As American propagandists labored to paint a picture of the United States as a freedom-loving democracy where equality reined, their government supported the dictators and tyrants that were terrorizing the very populations to which they preached their mantra. Meanwhile, at home, the realities of racial segregation offered a conflicting image to those around the globe who were being schooled on the virtues of American democracy and at the same time watching Black Americans being clubbed by police in the streets of America’s cities.

Experts say the effect of this contradiction was profound since PR can only have long-term effectiveness if it espouses a truthful message.

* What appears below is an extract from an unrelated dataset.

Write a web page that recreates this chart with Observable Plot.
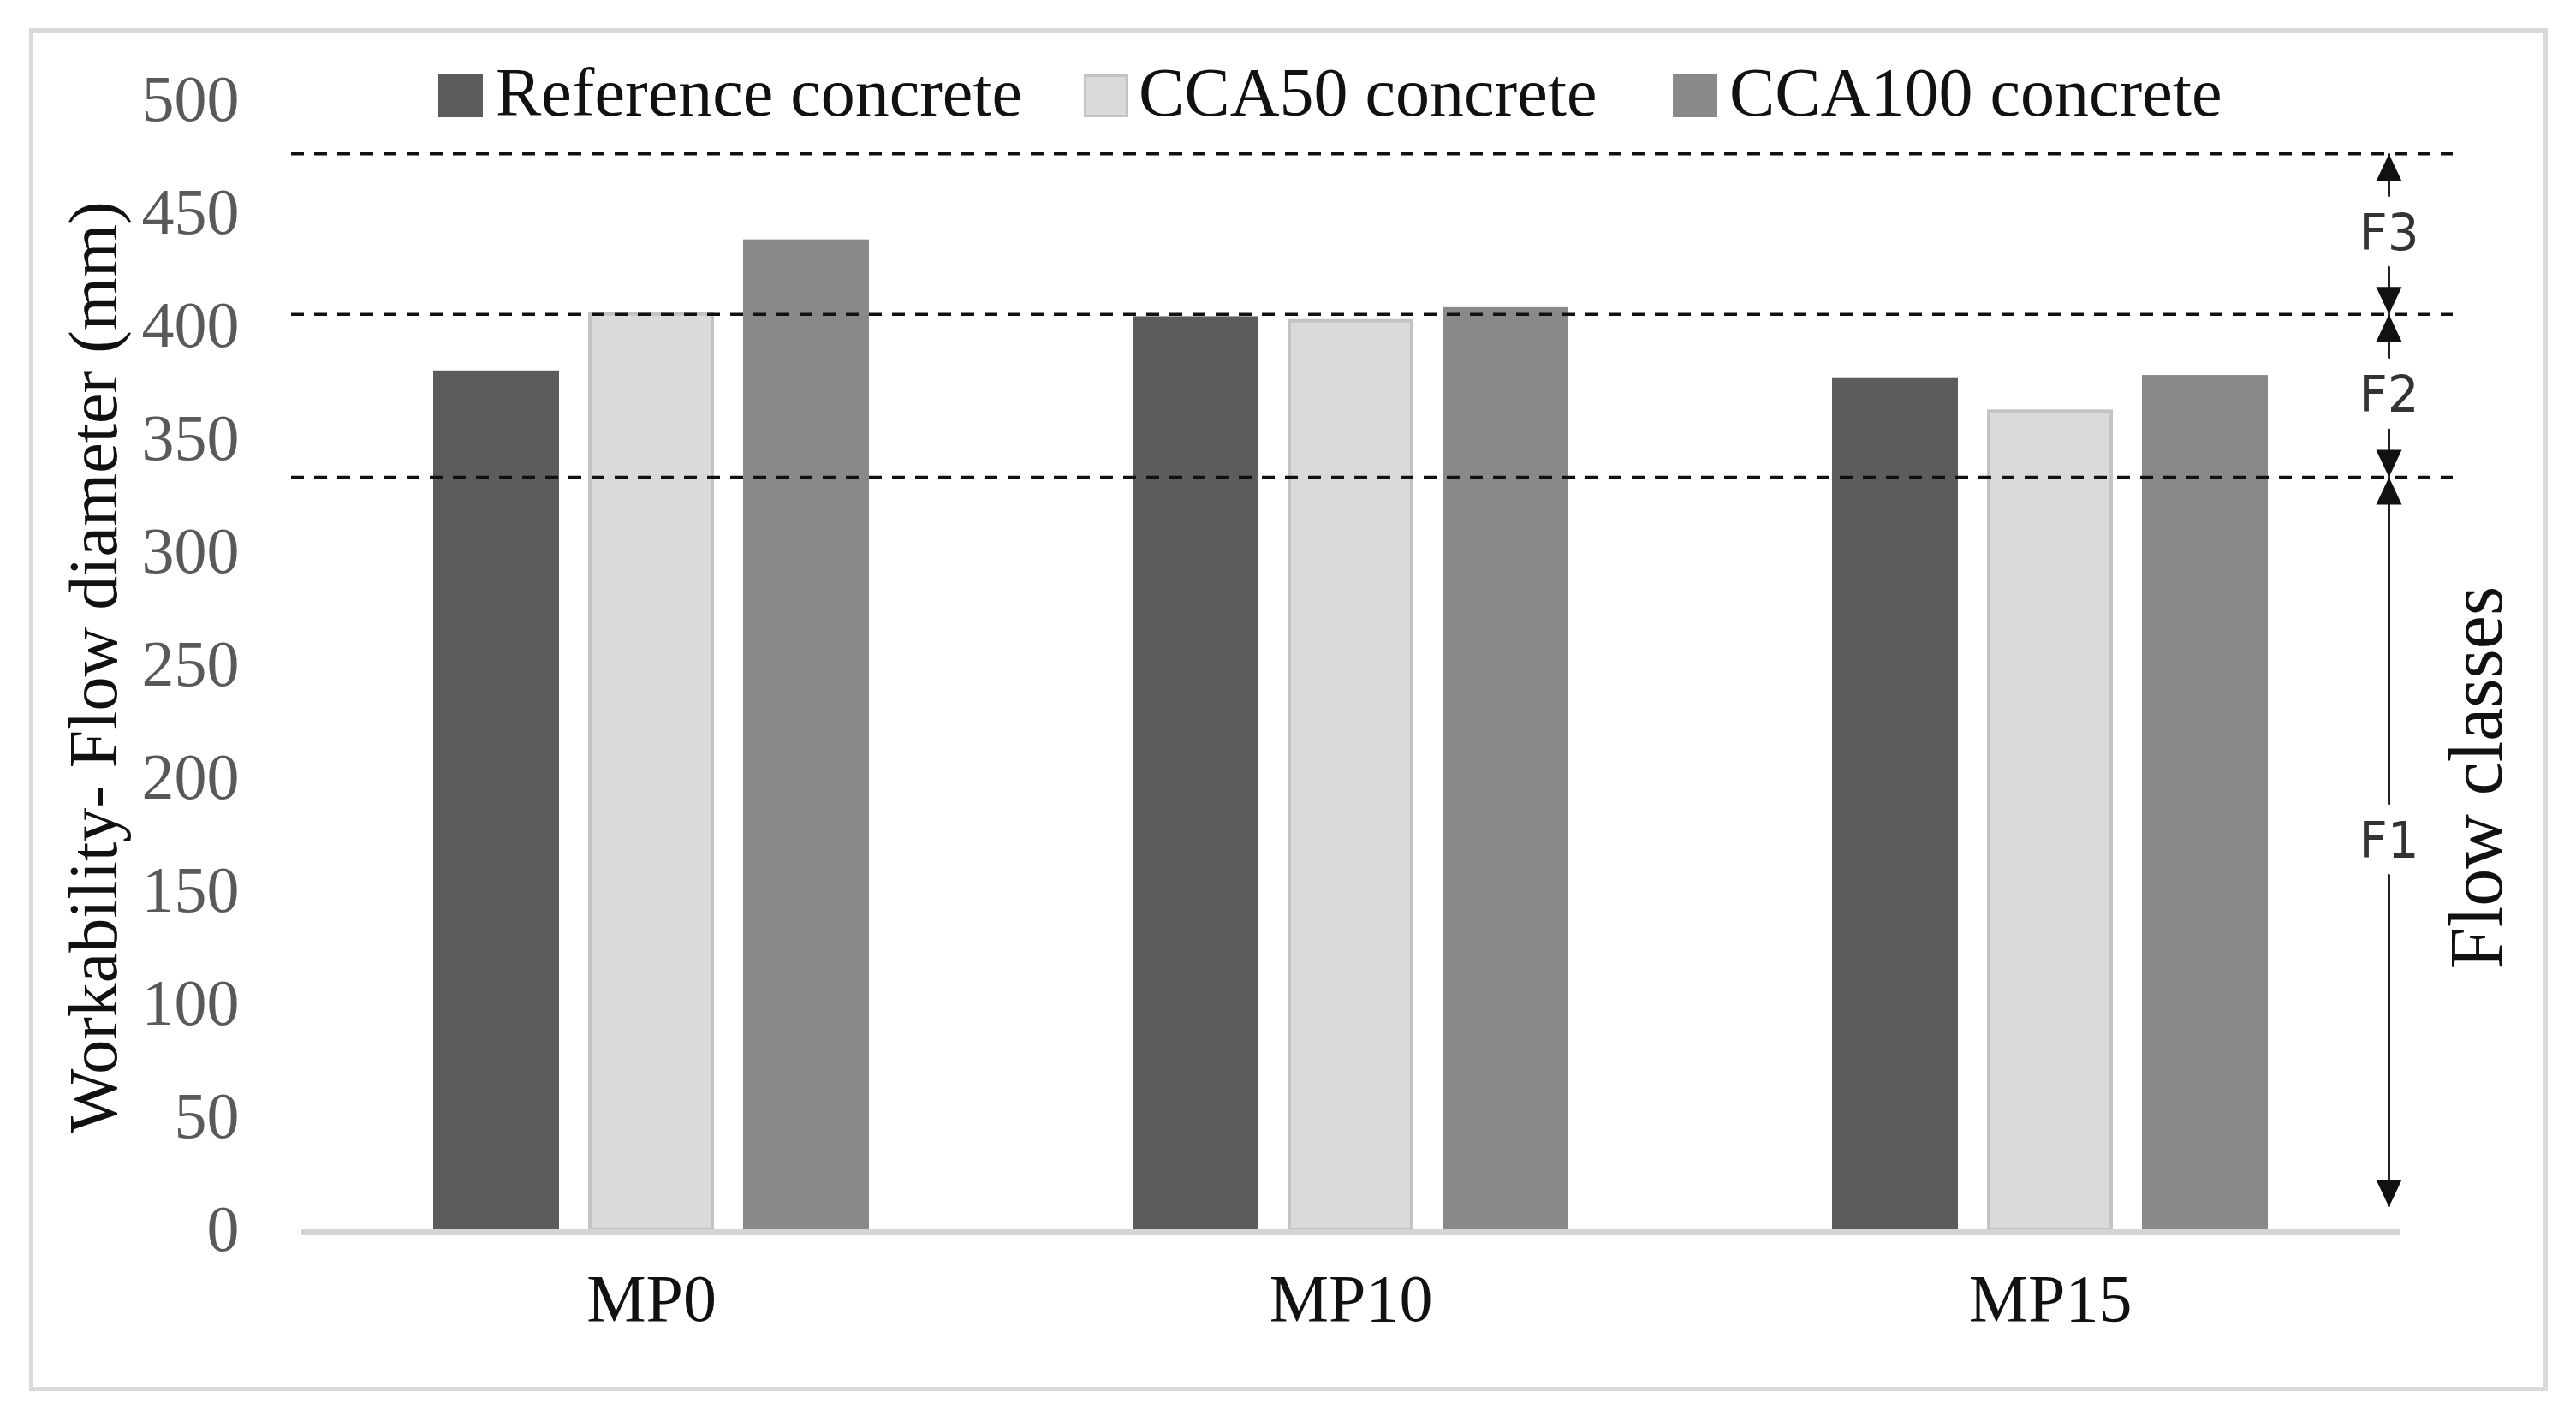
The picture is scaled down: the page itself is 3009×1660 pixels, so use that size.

“In marketing terms, the 'brand experience' did not match with the 'brand message,'” writes Tiedeman. “When a brand message consistently agrees with and reinforces the brand experience, a relationship can be built. If, on the other hand, the brand experience is not consistent with the message, it will backfire and lead to mistrust of the brand.”

The recent Arab Spring has given the U.S. a chance to start over. But if we are to expect different results it's time that for America to sync its brand message with the experience of its target market. If we continue to say one thing while doing another, we lose what could be our last chance for real detente with the Middle East.